それは、被害者はもちろん、加害者についても同様である。

死刑が執行された後の段階で、実は誤判による死刑宣告だったと判明しても、既に手遅れになっている。

誤判による死刑宣告はあり得ないし、いまだ一件も該当する例が存在しない、と死刑制度肯定論者は反論するだろう。

しかし、ヒューマンエラーをどこまで許容するかという論点と、間違って無辜の人間を国家が殺害してよいかという論点は別次元の話であり、「誤判による死刑宣告はあり得ないし、いまだ一件も該当する例が存在しない」と主張する者も、実際にその「一件目」の事例が発生してしまったら、死刑廃止論に転向しなければならなくなるだろう。

日本の戦後の刑事法学を文字通り作ったと言って過言ではない刑事法学の泰斗(むしろ神様というべき偉人。)である故・団藤重光東京大学名誉教授・元最高裁判所判事が、死刑廃止論を強固に唱えた主たる論拠は、やはり誤判によって無辜の人を国家が殺害することを避ける点にあった。

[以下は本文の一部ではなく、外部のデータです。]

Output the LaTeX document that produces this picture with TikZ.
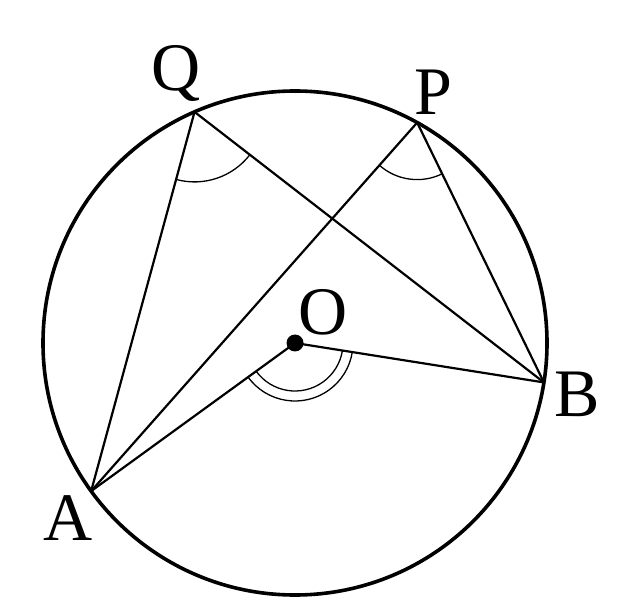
\documentclass[tikz,border=0pt]{standalone}
\usepackage{fontspec}
\setmainfont{Liberation Serif}
\usetikzlibrary{angles}
\begin{document}
\begin{tikzpicture}[x=1pt,y=1pt,
  chord/.style={line width=2.2pt},
  rim/.style={line width=3.6pt},
  anglemark/.style={draw, line width=1.3pt},
  lab/.style={inner sep=0pt, font=\fontsize{68}{80}\selectfont, anchor=base west}]
\useasboundingbox (0,0) rectangle (639,600);
\coordinate (O) at (295,257);
\coordinate (Q) at ([shift={(O)}]113.5:252);
\coordinate (P) at ([shift={(O)}]61:252);
\coordinate (B) at ([shift={(O)}]-9:252);
\coordinate (A) at ([shift={(O)}]216:252);
% chords and radii
\draw[chord] (Q) -- (A);
\draw[chord] (Q) -- (B);
\draw[chord] (P) -- (A);
\draw[chord] (P) -- (B);
\draw[chord] (O) -- (A);
\draw[chord] (O) -- (B);
% angle marks
\pic[anglemark, angle radius=70pt] {angle=A--Q--B};
\pic[anglemark, angle radius=57pt] {angle=A--P--B};
\pic[anglemark, angle radius=48pt] {angle=A--O--B};
\pic[anglemark, angle radius=58pt] {angle=A--O--B};
% circle
\draw[rim] (O) circle[radius=252];
\node[circle, fill, inner sep=0pt, minimum size=17pt] (Odot) at (O) {};
% labels
\node[lab] (Qlab) at (151,509) {Q};
\node[lab] (Plab) at (414,485) {P};
\node[lab] (Olab) at (298,265) {O};
\node[lab] (Alab) at (43,60) {A};
\node[lab] (Blab) at (554,184) {B};
\end{tikzpicture}
\end{document}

加藤受刑者のような人間は死刑執行されて当然だ、と被害者遺族やこれに共感する人たちは思うのだろう。

それが素朴な遺族感情というものだ。

しかし、加藤受刑者や、やまゆり園の事件の植松被告人のような人間も含めて、「死刑相当」と判断された人間を死刑に処することが、真の問題解決につながるのか、という問題意識は常に持っていたいと考えている。

私は死刑制度に積極的に反対してはいないが、田宮裕先生の『刑事訴訟法』と団藤先生の『死刑廃止論』を読んでから以後、無辜の不処罰という考え方は常に頭から離れない。

「こいつは絶対に大量殺人を犯しているから、死刑を執行してもよかったんだ。」という一般的国民意識に吸い寄せられるように自分の意識が傾くこともある一方で、本当にそれでよかったのかと自問自答することもしばしばある。

一つだけ自分にとって明証的なことは、殺されても仕方ない生命はなく生命はすべて平等だ、ということである。

それは、安倍さんにももちろん当てはまるし、同様に加藤受刑者にも当てはまるということを意味する。